The youngest (age 41) and first Hispanic solicitor governor of Texas recently won the Texas Republican primary runoff for U.S. Senate, in a surprise upset. Cruz had been considered a long-shot over establishment rival, Texas Lt. Gov. David Dewhurst. He is set to run against Democrat Paul Sadler for the seat, and is heavily favored to win. At the recent RedState Gathering of conservatives in Jacksonville, Fla., where many aligned with the tea party attended, Cruz was a standout speaker and dubbed “rock star Republican.” His role in public office required him to represent the state of Texas in front of the U.S. Supreme Court. As if being the founder of the Latino Harvard Law Review was not enough of a resume builder for the job, the solicitor general was once a clerk for Chief Justice William Rehnquist.

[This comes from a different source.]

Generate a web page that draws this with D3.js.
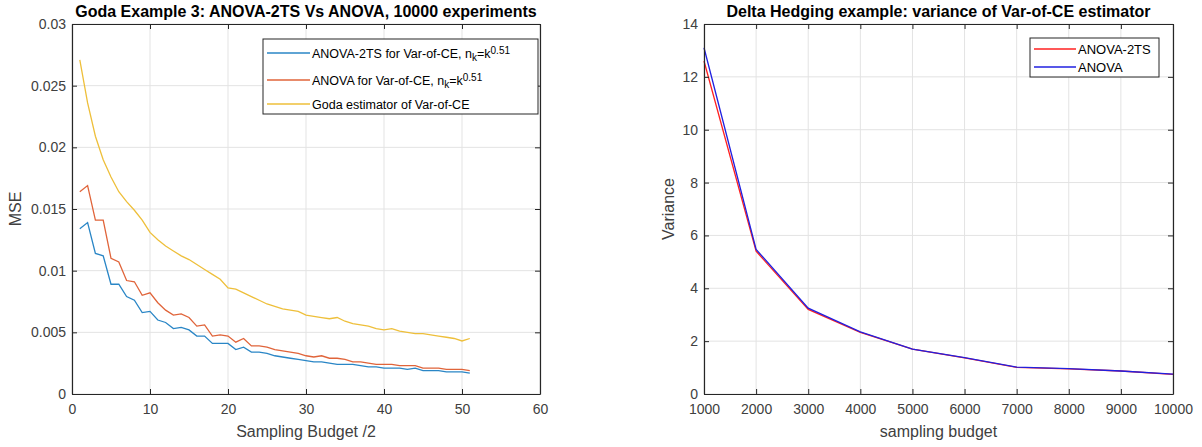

A three-time appointee for attorney general of the state of New Hampshire, Ayotte made headlines as the first woman to ever hold the office. In 2010, she made headlines again when she ran for U.S. Senate and won with 60 percent of the vote. Her pro-defense and pro-business stances come from her own experiences of being a military wife and the co-owner of a landscaping and snow removal company she shares with her husband. Ayotte’s career as attorney general required her to argue in front of the Supreme Court in Ayotte v. Planned Parenthood of Northern New England, in which she defended the state’s legislation requiring parental notification prior to a minor’s abortion procedure. Ayotte’s young senatorial career–she’s 44—is likely to be just as notable as her time serving the state of New Hampshire.
The Ohio state treasurer, who is the current Republican candidate running against Sen. Sherrod Brown, has spent his young—he’s 34—life in public service. Upon graduating from Case Western Reserve Law School, Mandel enlisted in the Marines. Mandel served two deployments in the Al Anbar province of Iraq. Prior to this election, Mandel has served in public office on several local and state levels. Looking at his resume, it is clear that Mandel has a knack for financial matters. As treasurer, Mandel managed to produce a state surplus of $400,000 and helped Ohio achieve Standard & Poor’s highest possible rating.
This law student, age 25, is running to serve California’s 9th district as a Republican member of the U.S. House of Representatives. While still a student at the University of California Berkeley’s law school, Gill raised $955,000 in 2011. By the end of the second fundraising quarter Gill had more than $1 million cash on hand. Earlier this month, RealClearPolitics declared that the race for the 9th district was a “toss-up,” meaning that Gill was giving the incumbent candidate Congressman Jerry McNerney some serious competition. As the son of two Indian immigrant doctors and farm owners in rural California, Gill was groomed for public service from a young age. If elected, Gill will be the third U.S. representative of Indian heritage, following in the footsteps of Louisiana Gov. Bobby Jindal.